Between 1933 and 1937, three Ni‘ihau men cut the furrows with plows pulled by mules or draft horses, Robinson said.
The pace of the Ni‘ihau project accelerated after the Japanese military sunk the USS Panay on the Yangtze River in China in 1937.
At the time, the Navy gunboat was escorting tankers, and relations between the United States and Japan plummeted, Robinson said.
“The Robinsons realized things were heating up, and they purchased a crawler tractor and plowed the rest of the island (from 1937 to the summer of 1941) with furrows,” Robinson said.
In all, an estimated 50 square miles of the island were dug up, including slightly-sloped areas where enemy planes could land, Robinson said.
“There were 100 feet between the furrows and each furrow was almost two feet deep,” Robinson said. “When I was a kid, you couldn’t drive over them unless you drove through an area that was patched up.”
The thousands of furrows, seen as squares from an aerial view, bewildered him as a young boy, said Robinson, who is now 65 years old.
“When I was a little kid, before I was 10 years old, I thought ‘what the heck were these things, and why were they on Ni‘ihau,’” Robinson said. “And the family was vague and only told you that the family had received advanced warning from the military.”
In looking back, Robinson said, the furrows stood in stark contrast to the “government line on the surprise attack on Pearl Harbor,” Robinson said.
Robinson said he has researched the furrowing project as extensively as possible.
But nailing down the identity of the officer who was involved with the project and the officer’s motivation for pushing the project forward posed the biggest challenges, he said.
Robinson said he never met Brant, but remembered his uncle told him he went riding with a military officer on Ni‘hau either before the furrow project started or after the project got under way.

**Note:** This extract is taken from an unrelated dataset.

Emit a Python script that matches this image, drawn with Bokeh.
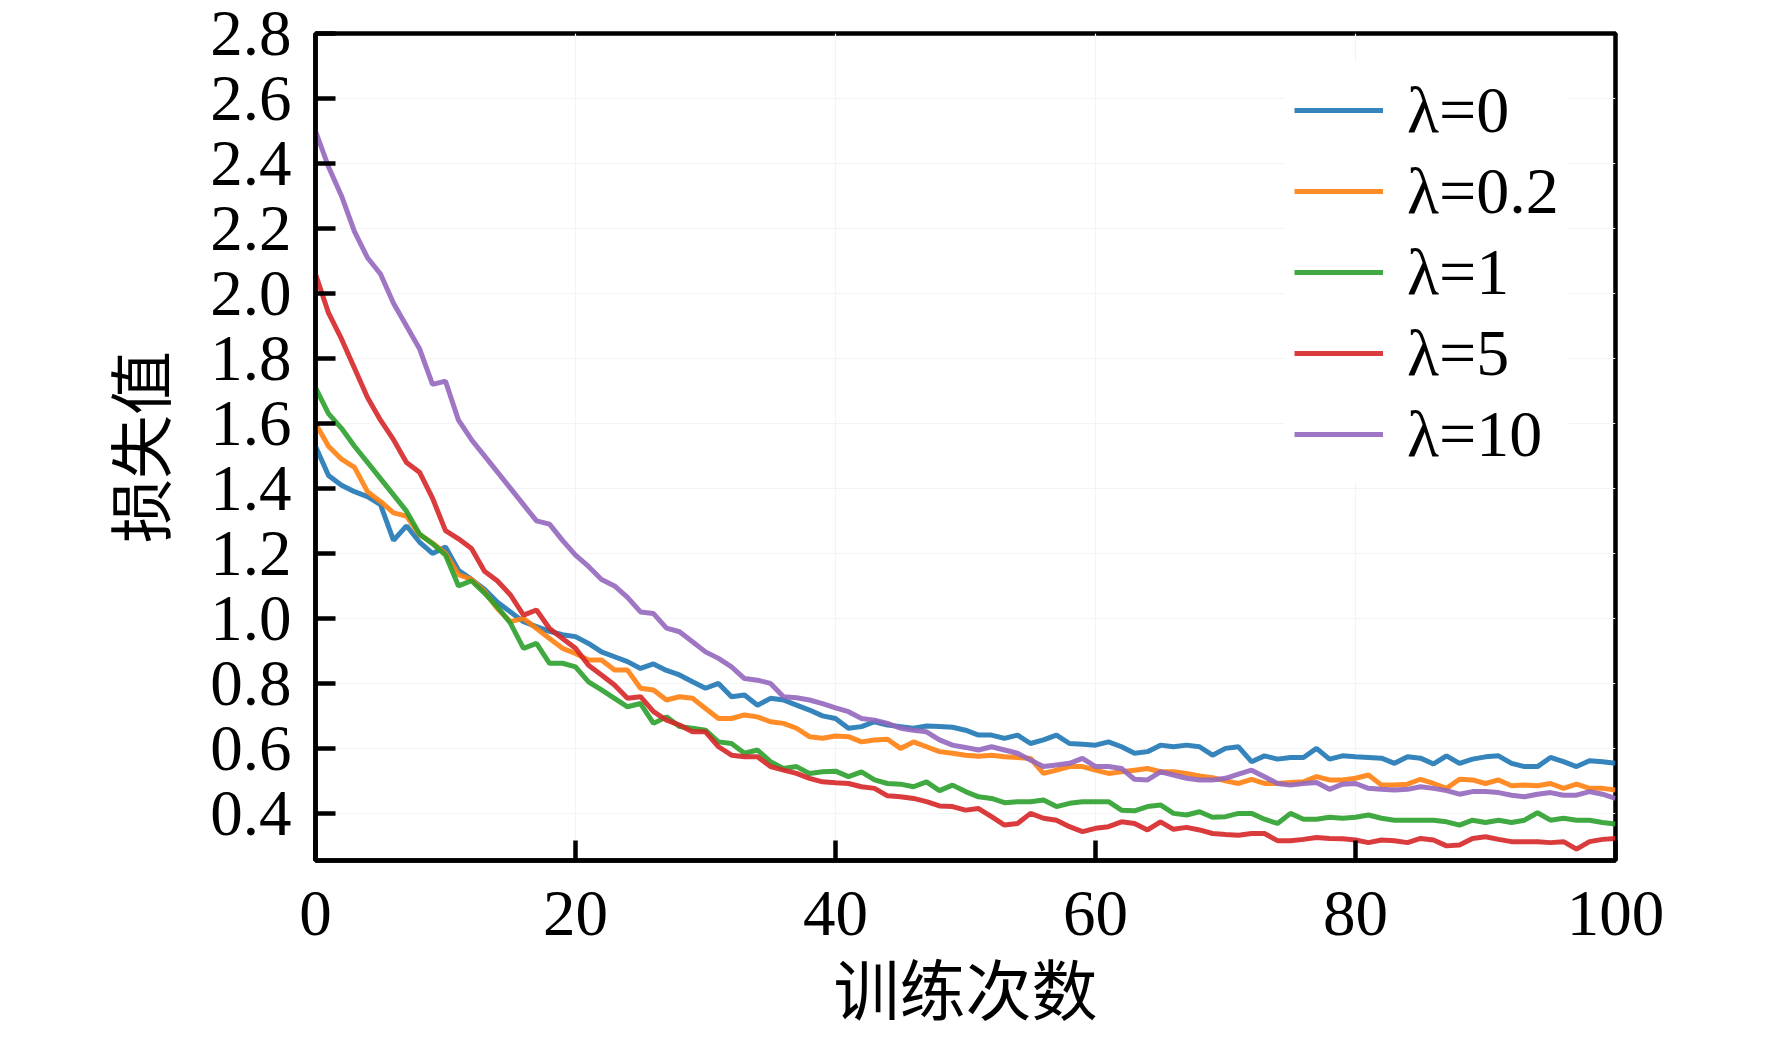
from bokeh.plotting import figure
from bokeh.models import Range1d, FixedTicker, NumeralTickFormatter, Legend, LegendItem
from bokeh.embed import file_html
from bokeh.resources import INLINE

epochs = list(range(0, 101))

loss_l0 = [1.53, 1.44, 1.41, 1.39, 1.375, 1.35, 1.24, 1.285, 1.235, 1.20,
           1.22, 1.148, 1.12, 1.09, 1.05, 1.02, 0.99, 0.975, 0.96, 0.95,
           0.944, 0.923, 0.897, 0.882, 0.867, 0.846, 0.86, 0.84, 0.826, 0.805,
           0.785, 0.80, 0.759, 0.764, 0.733, 0.754, 0.749, 0.733, 0.718, 0.70,
           0.692, 0.662, 0.667, 0.682, 0.672, 0.667, 0.662, 0.669, 0.667, 0.665,
           0.656, 0.641, 0.641, 0.631, 0.641, 0.615, 0.626, 0.641, 0.615, 0.613,
           0.61, 0.62, 0.605, 0.585, 0.59, 0.61, 0.605, 0.61, 0.605, 0.579,
           0.60, 0.605, 0.559, 0.577, 0.567, 0.572, 0.572, 0.60, 0.567, 0.577,
           0.574, 0.572, 0.57, 0.554, 0.574, 0.57, 0.552, 0.577, 0.554, 0.567,
           0.574, 0.577, 0.554, 0.544, 0.544, 0.572, 0.559, 0.544, 0.562, 0.559,
           0.554]

loss_l02 = [1.60, 1.53, 1.49, 1.465, 1.39, 1.36, 1.325, 1.315, 1.258, 1.232,
            1.20, 1.135, 1.12, 1.083, 1.03, 0.99, 1.0, 0.969, 0.938, 0.908,
            0.892, 0.872, 0.872, 0.841, 0.841, 0.785, 0.78, 0.749, 0.759, 0.754,
            0.723, 0.692, 0.692, 0.703, 0.697, 0.682, 0.677, 0.662, 0.636, 0.631,
            0.638, 0.636, 0.62, 0.626, 0.628, 0.60, 0.62, 0.605, 0.59, 0.585,
            0.579, 0.576, 0.579, 0.574, 0.572, 0.569, 0.523, 0.533, 0.544, 0.544,
            0.533, 0.523, 0.528, 0.533, 0.538, 0.528, 0.528, 0.523, 0.515, 0.51,
            0.50, 0.492, 0.505, 0.492, 0.492, 0.495, 0.497, 0.513, 0.503, 0.503,
            0.508, 0.518, 0.487, 0.487, 0.49, 0.505, 0.492, 0.477, 0.505, 0.503,
            0.492, 0.503, 0.485, 0.487, 0.485, 0.492, 0.477, 0.49, 0.477, 0.477,
            0.472]

loss_l1 = [1.71, 1.63, 1.585, 1.53, 1.48, 1.43, 1.38, 1.33, 1.26, 1.23,
           1.195, 1.10, 1.116, 1.078, 1.035, 0.985, 0.908, 0.923, 0.862, 0.862,
           0.851, 0.805, 0.78, 0.754, 0.728, 0.738, 0.677, 0.697, 0.667, 0.662,
           0.656, 0.62, 0.615, 0.585, 0.595, 0.559, 0.538, 0.544, 0.523, 0.528,
           0.53, 0.513, 0.528, 0.503, 0.492, 0.49, 0.482, 0.497, 0.47, 0.487,
           0.467, 0.451, 0.446, 0.433, 0.436, 0.436, 0.441, 0.421, 0.431, 0.436,
           0.436, 0.436, 0.41, 0.408, 0.421, 0.426, 0.40, 0.395, 0.405, 0.388,
           0.39, 0.40, 0.40, 0.382, 0.369, 0.40, 0.382, 0.382, 0.388, 0.385,
           0.388, 0.395, 0.385, 0.379, 0.379, 0.379, 0.379, 0.374, 0.364, 0.379,
           0.372, 0.379, 0.372, 0.379, 0.402, 0.379, 0.385, 0.379, 0.379, 0.372,
           0.367]

loss_l5 = [2.06, 1.94, 1.86, 1.77, 1.68, 1.61, 1.55, 1.48, 1.45, 1.37,
           1.27, 1.245, 1.215, 1.145, 1.115, 1.072, 1.01, 1.026, 0.969, 0.938,
           0.908, 0.856, 0.826, 0.795, 0.754, 0.759, 0.713, 0.687, 0.672, 0.651,
           0.651, 0.605, 0.579, 0.574, 0.574, 0.544, 0.533, 0.523, 0.508, 0.497,
           0.494, 0.492, 0.482, 0.477, 0.454, 0.451, 0.446, 0.436, 0.423, 0.421,
           0.41, 0.415, 0.39, 0.364, 0.369, 0.40, 0.385, 0.379, 0.359, 0.344,
           0.354, 0.359, 0.374, 0.369, 0.349, 0.374, 0.351, 0.357, 0.349, 0.338,
           0.335, 0.333, 0.338, 0.338, 0.316, 0.316, 0.32, 0.326, 0.323, 0.322,
           0.318, 0.31, 0.318, 0.316, 0.31, 0.323, 0.318, 0.30, 0.303, 0.323,
           0.328, 0.32, 0.313, 0.313, 0.313, 0.31, 0.313, 0.29, 0.313, 0.32,
           0.323]

loss_l10 = [2.50, 2.39, 2.30, 2.19, 2.11, 2.06, 1.97, 1.90, 1.83, 1.72,
            1.73, 1.61, 1.55, 1.50, 1.45, 1.40, 1.35, 1.30, 1.29, 1.24,
            1.195, 1.16, 1.12, 1.10, 1.065, 1.02, 1.015, 0.97, 0.959, 0.928,
            0.897, 0.877, 0.851, 0.815, 0.81, 0.80, 0.759, 0.756, 0.749, 0.738,
            0.725, 0.713, 0.692, 0.687, 0.677, 0.662, 0.656, 0.651, 0.626, 0.61,
            0.603, 0.595, 0.605, 0.595, 0.585, 0.564, 0.544, 0.549, 0.554, 0.569,
            0.544, 0.544, 0.538, 0.505, 0.503, 0.528, 0.518, 0.508, 0.503, 0.503,
            0.508, 0.521, 0.533, 0.513, 0.492, 0.487, 0.492, 0.495, 0.474, 0.49,
            0.492, 0.477, 0.474, 0.472, 0.474, 0.482, 0.477, 0.47, 0.459, 0.467,
            0.467, 0.464, 0.456, 0.451, 0.459, 0.464, 0.456, 0.456, 0.467, 0.459,
            0.446]

series_labels = ["λ=0", "λ=0.2", "λ=1", "λ=5", "λ=10"]
series_colors = ["#1f77b4", "#ff7f0e", "#2ca02c", "#d62728", "#9467bd"]
series_values = [loss_l0, loss_l02, loss_l1, loss_l5, loss_l10]

x_ticks = [0, 20, 40, 60, 80, 100]
y_ticks = [0.4, 0.6, 0.8, 1.0, 1.2, 1.4, 1.6, 1.8, 2.0, 2.2, 2.4, 2.6, 2.8]

x_title = "训练次数"
y_title = "损失值"

W, H = 1756, 1042
p = figure(width=W, height=H, output_backend="svg", toolbar_location=None,
           x_range=Range1d(0, 100), y_range=Range1d(0.255, 2.8),
           min_border_left=315, min_border_top=33,
           min_border_right=W - 1615, min_border_bottom=H - 860)

p.background_fill_color = "white"
p.border_fill_color = "white"
p.outline_line_color = "black"
p.outline_line_width = 4.5

serif = "Liberation Serif"
cjk = "Noto Sans CJK SC"

for ax in (p.xaxis[0], p.yaxis[0]):
    ax.axis_line_width = 4.5
    ax.axis_line_color = "black"
    ax.major_tick_in = 20
    ax.major_tick_out = 0
    ax.major_tick_line_width = 4.5
    ax.major_tick_line_color = "black"
    ax.minor_tick_line_color = None
    ax.major_label_text_font = serif
    ax.major_label_text_font_size = "65px"
    ax.major_label_text_color = "black"
    ax.axis_label_text_font = cjk
    ax.axis_label_text_font_style = "normal"
    ax.axis_label_text_color = "black"

p.xaxis[0].axis_label_text_font_size = "66px"
p.yaxis[0].axis_label_text_font_size = "64px"
p.xaxis[0].ticker = FixedTicker(ticks=x_ticks)
p.yaxis[0].ticker = FixedTicker(ticks=y_ticks)
p.yaxis[0].formatter = NumeralTickFormatter(format="0.0")
p.xaxis[0].major_label_standoff = 31
p.yaxis[0].major_label_standoff = 24
p.xaxis[0].axis_label = x_title
p.yaxis[0].axis_label = y_title
p.xaxis[0].axis_label_standoff = 0
p.yaxis[0].axis_label_standoff = 24

p.xgrid.grid_line_color = "#f4f4f4"
p.ygrid.grid_line_color = "#f4f4f4"
p.xgrid.grid_line_width = 1.2
p.ygrid.grid_line_width = 1.2

items = []
for lab, col, vals in zip(series_labels, series_colors, series_values):
    r = p.line(epochs, vals, line_color=col, line_width=5, line_alpha=0.9)
    items.append(LegendItem(label=lab, renderers=[r]))

legend = Legend(items=items, location=(969, 378))
legend.label_text_font = serif
legend.label_text_font_size = "66px"
legend.label_text_color = "black"
legend.glyph_width = 89
legend.glyph_height = 60
legend.label_height = 60
legend.spacing = 5
legend.label_standoff = 24
legend.padding = 10
legend.margin = 0
legend.border_line_alpha = 0
legend.background_fill_color = "white"
legend.background_fill_alpha = 1.0
p.add_layout(legend)

open("out.html", "w").write(file_html(p, INLINE))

Aside from the three Robinson men who worked on the furrow project, the identity of that officer was cloaked in secrecy, Robinson said.
“All the Robinson men and the rank-and-file people on Ni‘ihau were told never to talk about the furrow project,” because of national security concerns, Robinson said.
Robinson said the officer “was a vague shadowy figure way back in the history of the Robinson family.”
After hearing about the furrow project, Jones contacted Robinson and confirmed Brant was the man Robinson had been trying to identify for more than five decades.